The data-gathering strategy is modeled on the New York Police Department's CompStat program that tracks crime in the city. In fact, HOME-STAT will include a unit made up of police and Department of Homeless Services employees that will respond to calls about a homeless person within an hour.
“You can call us, you can approach our HOME-STAT teams on the street or in our subways, and we will deploy the trained professionals to handle the situation in real time,” de Blasio said.
Yet, in his announcement speech, de Blasio also boasted of using police to clear 30 homeless camps in the city. In addition, NYPD Commissioner William Bratton said after the mayor's speech that city police may push for legislation making it easier for police to expel homeless persons from parts of the city. He said one idea could be to expand restricted areas for begging homeless to 10 feet from automated teller machines, or ATMs. According to the New York Times, Bratton was careful not to explicitly say the NYPD would "arrest" more homeless individuals in the process.
De Blasio said during the announcement that homeless persons have a constitutional right to be on the street, but that the city would not tolerate illegal actions, like panhandling or harassment.
“Home-Stat,” the mayor said, would be “a fundamental change in how our city contends with a situation that has been intractable.”
Homeless advocates embraced the mayor's message with caution.
“We are, of course, very supportive of getting our clients off the street and into shelter,” Judith Goldiner, leader of the Legal Aid Society’s Law Reform Unit, told NYT. “What we don’t want is the criminalization of homeless people.”
Other advocates were not so kind, saying the mayor has a long way to go to prove he is serious about truly curbing homelessness – and the ill treatment of homeless persons by the likes of the NYPD – in America's largest city.
“This new program is just more of the same,” Jesus Morales, a homeless man and member of the group Picture the Homeless, told Gawker. “More case workers, more cops—that does nothing for me. Meanwhile, the cops are treating homeless people like dirt, every day.
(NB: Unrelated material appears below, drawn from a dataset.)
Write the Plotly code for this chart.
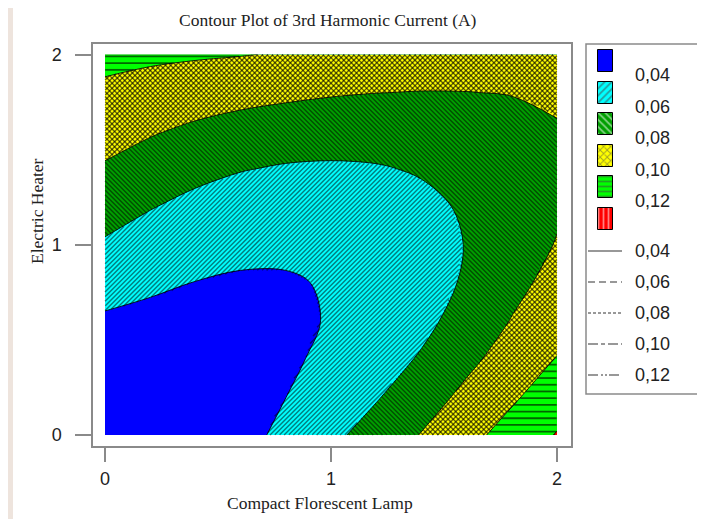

That’s the problem the mayor needs to fix.”
In late November, de Blasio announced that the city would build 15,000 new units designed for the homeless and mentally ill over the next 15 years. The city acted without its traditional partner, the state of New York, signaling that it could not wait for the stalled negotiations with the governor's office over a new long-term housing agreement.
In addition to those living on the streets, the city had nearly 60,000 people, including more than 40,000 families with children, that sought shelter at city-run facilities on December 14, 2015, according to the latest daily report of homelessness in the city.
“Every single homeless person on the street had their own path there, and every one will have their own path to leave,” the mayor said Thursday.
The mayor's announcement occurred days after the city's chief of homeless services, Gilbert Taylor, resigned from his position following criticism he received over handling of homelessness alleviation in the city.